Working from the top of the listing below, retype each line through the line containing "(609,347) rectangle (691,384);", both included, with no pictures.
--- WORKING DATA ---
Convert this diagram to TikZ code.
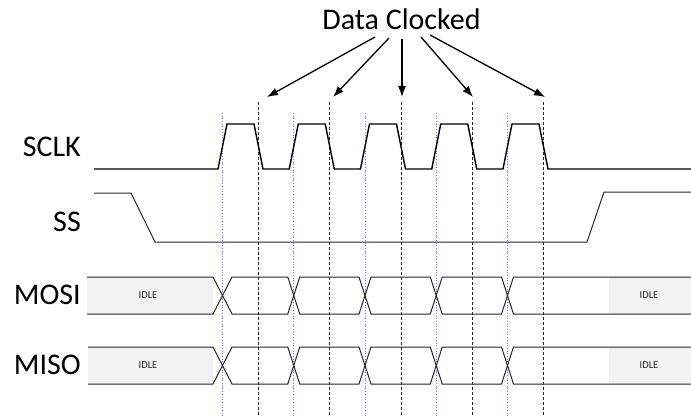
\documentclass[tikz,border=0pt]{standalone}
\usepackage{fontspec}
\setmainfont{Carlito}
\usetikzlibrary{arrows.meta}
\begin{document}
\begin{tikzpicture}[x=1pt,y=-1pt,
  lbl/.style={font=\fontsize{30}{36}\selectfont, inner sep=0pt, anchor=base east},
  idle/.style={font=\fontsize{10.5}{12}\selectfont, inner sep=0pt, text=black!85},
  clk/.style={line width=1.4pt, black, line join=miter},
  sig/.style={line width=1pt, black!85},
  guide/.style={dash pattern=on 3pt off 2pt, line width=0.9pt, black!85},
  edgeline/.style={dotted, line width=0.7pt, blue!55},
  pointer/.style={line width=1.3pt, -{Latex[length=11pt,width=8pt]}},
  idlefill/.style={fill=gray!10},
]
\useasboundingbox (0,0) rectangle (691,417);

% grey idle regions
\fill[idlefill] (87,277) rectangle (213,314);
\fill[idlefill] (609,277) rectangle (691,314);
\fill[idlefill] (88,347) rectangle (213,384);
\fill[idlefill] (609,347) rectangle (691,384);

% blue dotted lines at rising edges
\foreach \x [count=\i] in {222.5,293.75,365,436.25,507.5} {
  \coordinate (b\i top) at (\x,113);
  \coordinate (b\i bot) at (\x,417);
  \draw[edgeline] (b\i top) -- (b\i bot);
}

% dashed lines at falling edges
\foreach \x [count=\i] in {258.5,329.75,401,472.25,543.5} {
  \coordinate (d\i top) at (\x,102);
  \coordinate (d\i bot) at (\x,417);
  \draw[guide] (d\i top) -- (d\i bot);
}

% labels
\node[lbl] (sclk) at (81,157) {SCLK};
\node[lbl] (ss)   at (81,231) {SS};
\node[lbl] (mosi) at (81,304.5) {MOSI};
\node[lbl] (miso) at (81,374.5) {MISO};

% SCLK
\draw[clk] (94,169) -- (218,169) -- (227,124) -- (254,124) -- (263,169)
  -- (289.25,169) -- (298.25,124) -- (325.25,124) -- (334.25,169)
  -- (360.5,169) -- (369.5,124) -- (396.5,124) -- (405.5,169)
  -- (431.75,169) -- (440.75,124) -- (467.75,124) -- (476.75,169)
  -- (503,169) -- (512,124) -- (539,124) -- (548,169) -- (691,169);

% SS
\draw[sig] (94,193) -- (131,193) -- (155,242) -- (587,242) -- (604,192) -- (691,192);

% MOSI
\draw[sig] (87,277) -- (213,277) -- (232,314) -- (287.75,314) -- (299.75,277)
  -- (359,277) -- (371,314) -- (430.25,314) -- (442.25,277) -- (501.5,277)
  -- (513.5,314) -- (691,314);
\draw[sig] (87,314) -- (213,314) -- (232,277) -- (287.75,277) -- (299.75,314)
  -- (359,314) -- (371,277) -- (430.25,277) -- (442.25,314) -- (501.5,314)
  -- (513.5,277) -- (691,277);

% MISO
\draw[sig] (88,347) -- (213,347) -- (232,384) -- (287.75,384) -- (299.75,347)
  -- (359,347) -- (371,384) -- (430.25,384) -- (442.25,347) -- (501.5,347)
  -- (513.5,384) -- (691,384);
\draw[sig] (88,384) -- (213,384) -- (232,347) -- (287.75,347) -- (299.75,384)
  -- (359,384) -- (371,347) -- (430.25,347) -- (442.25,384) -- (501.5,384)
  -- (513.5,347) -- (691,347);

% IDLE texts
\node[idle] (idle1) at (148,295.5) {IDLE};
\node[idle] (idle2) at (649,295.5) {IDLE};
\node[idle] (idle3) at (148,365.5) {IDLE};
\node[idle] (idle4) at (649,365.5) {IDLE};

% title and arrows
\node[font=\fontsize{30}{36}\selectfont, inner sep=0pt, anchor=base] (title) at (401.5,29.5) {Data Clocked};
\coordinate (s1) at (375,37);  \coordinate (t1) at (267,97);
\coordinate (s2) at (389,38);  \coordinate (t2) at (333,97);
\coordinate (s3) at (402,39);  \coordinate (t3) at (402,97);
\coordinate (s4) at (421,37);  \coordinate (t4) at (473,97);
\coordinate (s5) at (430,35);  \coordinate (t5) at (545,97);
\foreach \i in {1,...,5} { \draw[pointer] (s\i) -- (t\i); }
\end{tikzpicture}
\end{document}
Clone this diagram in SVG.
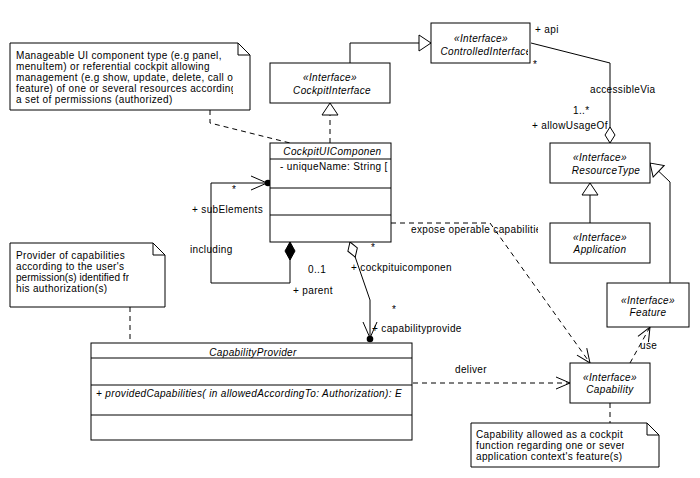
<svg xmlns="http://www.w3.org/2000/svg" width="700" height="478" viewBox="0 0 700 478">
<style>
.bg{fill:#fff}
.b{fill:#fff;stroke:#000;stroke-width:1}
.l{fill:none;stroke:#000;stroke-width:1}
.d{stroke-dasharray:5,4}
.t{font-family:"Liberation Sans",Arial,sans-serif;font-size:10px;letter-spacing:0.35px;fill:#000}
.i{font-style:italic}
.m{text-anchor:middle}
</style>
<defs>
<marker id="open" markerUnits="userSpaceOnUse" markerWidth="16" markerHeight="14" refX="14" refY="6" orient="auto" overflow="visible">
<path d="M0,0 L14,6 L0,12" fill="none" stroke="#000"/>
</marker>
<marker id="tri" markerUnits="userSpaceOnUse" markerWidth="14" markerHeight="18" refX="12" refY="8" orient="auto" overflow="visible">
<path d="M0,0 L12,8 L0,16 Z" fill="#fff" stroke="#000"/>
</marker>
<marker id="dh" markerUnits="userSpaceOnUse" markerWidth="18" markerHeight="12" refX="16" refY="5" orient="auto-start-reverse" overflow="visible">
<path d="M0,5 L8,0 L16,5 L8,10 Z" fill="#fff" stroke="#000"/>
</marker>
<marker id="df" markerUnits="userSpaceOnUse" markerWidth="20" markerHeight="12" refX="18" refY="5" orient="auto-start-reverse" overflow="visible">
<path d="M0,5 L9,0 L18,5 L9,10 Z" fill="#000" stroke="#000"/>
</marker>
<marker id="dotarrow" markerUnits="userSpaceOnUse" markerWidth="24" markerHeight="16" refX="19" refY="7" orient="auto" overflow="visible">
<path d="M0,0 L16,7 L0,14" fill="none" stroke="#000"/>
<circle cx="17" cy="7" r="3.3" fill="#000"/>
</marker>
<clipPath id="cN1"><rect x="12" y="44" width="221" height="64"/></clipPath>
<clipPath id="cN2"><rect x="12" y="244" width="117" height="60"/></clipPath>
<clipPath id="cN3"><rect x="472" y="424" width="152" height="40"/></clipPath>
<clipPath id="cCI"><rect x="272" y="64" width="100" height="38"/></clipPath>
<clipPath id="cCtl"><rect x="432" y="24" width="96" height="38"/></clipPath>
<clipPath id="cRT"><rect x="552" y="144" width="93" height="38"/></clipPath>
<clipPath id="cUI"><rect x="271" y="144" width="110" height="14"/></clipPath>
<clipPath id="cUA"><rect x="271" y="160" width="118" height="27"/></clipPath>
<clipPath id="cCP"><rect x="92" y="344" width="317" height="95"/></clipPath>
<clipPath id="cLab"><rect x="400" y="222" width="138" height="14"/></clipPath>
</defs>
<rect class="bg" x="0" y="0" width="700" height="478"/>

<g id="connectors">
<path class="l d" d="M210,110 V123 L290,143"/>
<path class="l d" d="M130,307 V343"/>
<path class="l d" d="M610,403 V423"/>
<path class="l" d="M350,63 V43 H431" marker-end="url(#tri)"/>
<path class="l d" d="M330,143 V103" marker-end="url(#tri)"/>
<path class="l" d="M590,223 V183" marker-end="url(#tri)"/>
<path class="l" d="M670,283 V182 L650,163" marker-end="url(#tri)"/>
<path class="l" d="M531,43 L610,63 V143" marker-end="url(#dh)"/>
<path class="l" d="M290,242 V283 H211 V183 H270" marker-start="url(#df)" marker-end="url(#dotarrow)"/>
<path class="l" d="M350,242 L370,300 V341" marker-start="url(#dh)" marker-end="url(#dotarrow)"/>
<path class="l d" d="M391,223 H490 L590,363" marker-end="url(#open)"/>
<path class="l d" d="M413,383 H570" marker-end="url(#open)"/>
<path class="l d" d="M630,363 L650,327" marker-end="url(#open)"/>
<text class="t" x="535" y="33">+ api</text>
<text class="t" x="533" y="68">*</text>
<text class="t" x="590" y="93">accessibleVia</text>
<text class="t" x="573" y="114">1..*</text>
<text class="t" x="532" y="129">+ allowUsageOf</text>
<text class="t" x="232" y="193">*</text>
<text class="t" x="192" y="213">+ subElements</text>
<text class="t" x="190" y="253">including</text>
<text class="t" x="308" y="273">0..1</text>
<text class="t" x="293" y="294">+ parent</text>
<text class="t" x="371" y="251">*</text>
<text class="t" x="351" y="271">+ cockpituicomponen</text>
<text class="t" x="392" y="313">*</text>
<text class="t" x="372" y="332">+ capabilityprovide</text>
<text class="t" x="411" y="233" clip-path="url(#cLab)">expose operable capabilitie</text>
<text class="t" x="455" y="373">deliver</text>
<text class="t" x="640" y="349">use</text>
</g>

<g id="note-ui">
<path class="b" d="M10,43 H238 L250,55 V110 H10 Z"/>
<path class="l" d="M238,43 V55 H250"/>
<g clip-path="url(#cN1)">
<text class="t" x="16" y="59">Manageable UI component type (e.g panel,</text>
<text class="t" x="16" y="70">menuItem) or referential cockpit allowing</text>
<text class="t" x="16" y="81">management (e.g show, update, delete, call of</text>
<text class="t" x="16" y="92">feature) of one or several resources according</text>
<text class="t" x="16" y="103">a set of permissions (authorized)</text>
</g>
</g>

<g id="CockpitInterface">
<rect class="b" x="270" y="63" width="120" height="40"/>
<g clip-path="url(#cCI)">
<text class="t i m" x="330" y="81">«Interface»</text>
<text class="t i m" x="332" y="94">CockpitInterface</text>
</g>
</g>

<g id="ControlledInterface">
<rect class="b" x="431" y="23" width="99" height="40"/>
<g clip-path="url(#cCtl)">
<text class="t i m" x="481" y="42">«Interface»</text>
<text class="t i m" x="486" y="55">ControlledInterface</text>
</g>
</g>

<g id="ResourceType">
<rect class="b" x="550" y="143" width="100" height="40"/>
<g clip-path="url(#cRT)">
<text class="t i m" x="600" y="161">«Interface»</text>
<text class="t i m" x="606" y="174">ResourceType</text>
</g>
</g>

<g id="Application">
<rect class="b" x="550" y="223" width="100" height="40"/>
<text class="t i m" x="600" y="241">«Interface»</text>
<text class="t i m" x="600" y="253">Application</text>
</g>

<g id="Feature">
<rect class="b" x="607" y="283" width="82" height="44"/>
<text class="t i m" x="648" y="304">«Interface»</text>
<text class="t i m" x="648" y="316">Feature</text>
</g>

<g id="Capability">
<rect class="b" x="570" y="363" width="80" height="40"/>
<text class="t i m" x="610" y="381">«Interface»</text>
<text class="t i m" x="610" y="393">Capability</text>
</g>

<g id="CockpitUIComponent">
<rect class="b" x="270" y="143" width="121" height="99"/>
<path class="l" d="M270,159 H391 M270,188 H391 M270,215 H391"/>
<text class="t i m" x="334" y="155" clip-path="url(#cUI)">CockpitUIComponent</text>
<text class="t" x="280" y="170" clip-path="url(#cUA)">- uniqueName: String [</text>
</g>

<g id="note-provider">
<path class="b" d="M10,243 H153 L165,255 V307 H10 Z"/>
<path class="l" d="M153,243 V255 H165"/>
<g clip-path="url(#cN2)">
<text class="t" x="16" y="259">Provider of capabilities</text>
<text class="t" x="16" y="270">according to the user's</text>
<text class="t" x="16" y="281" style="letter-spacing:0.05px">permission(s) identified from</text>
<text class="t" x="16" y="292">his authorization(s)</text>
</g>
</g>

<g id="CapabilityProvider">
<rect class="b" x="91" y="343" width="321" height="97"/>
<path class="l" d="M91,358 H412 M91,385 H412 M91,415 H412"/>
<g clip-path="url(#cCP)">
<text class="t i m" x="253" y="356">CapabilityProvider</text>
<text class="t i" x="96" y="397">+ providedCapabilities(  in allowedAccordingTo: Authorization): E</text>
</g>
</g>

<g id="note-capability">
<path class="b" d="M471,423 H647 L659,435 V467 H471 Z"/>
<path class="l" d="M647,423 V435 H659"/>
<g clip-path="url(#cN3)">
<text class="t" x="476" y="438">Capability allowed as a cockpit</text>
<text class="t" x="476" y="449">function regarding one or several</text>
<text class="t" x="476" y="460">application context's feature(s)</text>
</g>
</g>
</svg>
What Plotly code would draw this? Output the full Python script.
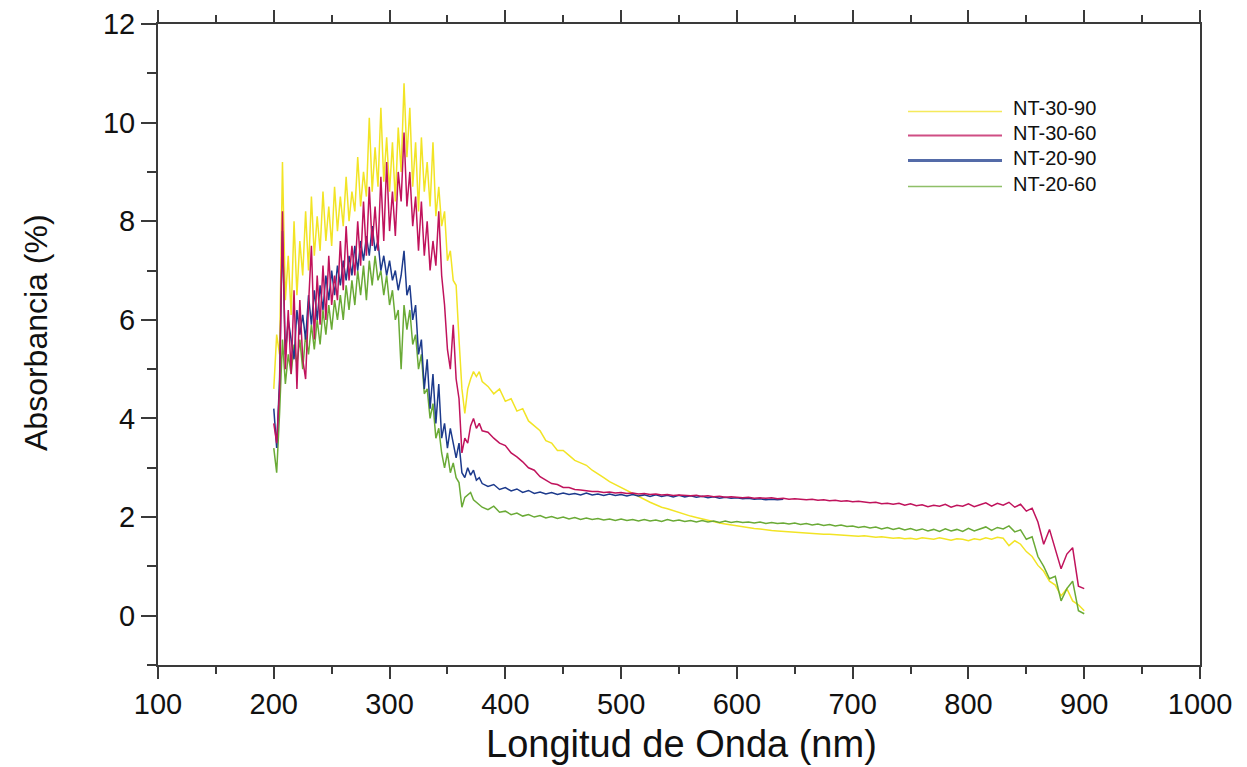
---
* [SOLUTION]
Convert this diagram to TikZ code.
\documentclass[tikz,border=0pt]{standalone}
\usepackage{fontspec}
\setmainfont{Carlito}
\usetikzlibrary{arrows.meta}
\begin{document}
\begin{tikzpicture}[x=1pt,y=-1pt,
  lbl/.style={font=\fontsize{30}{36}\selectfont, inner sep=0pt, anchor=base east},
  idle/.style={font=\fontsize{10.5}{12}\selectfont, inner sep=0pt, text=black!85},
  clk/.style={line width=1.4pt, black, line join=miter},
  sig/.style={line width=1pt, black!85},
  guide/.style={dash pattern=on 3pt off 2pt, line width=0.9pt, black!85},
  edgeline/.style={dotted, line width=0.7pt, blue!55},
  pointer/.style={line width=1.3pt, -{Latex[length=11pt,width=8pt]}},
  idlefill/.style={fill=gray!10},
]
\useasboundingbox (0,0) rectangle (691,417);

% grey idle regions
\fill[idlefill] (87,277) rectangle (213,314);
\fill[idlefill] (609,277) rectangle (691,314);
\fill[idlefill] (88,347) rectangle (213,384);
\fill[idlefill] (609,347) rectangle (691,384);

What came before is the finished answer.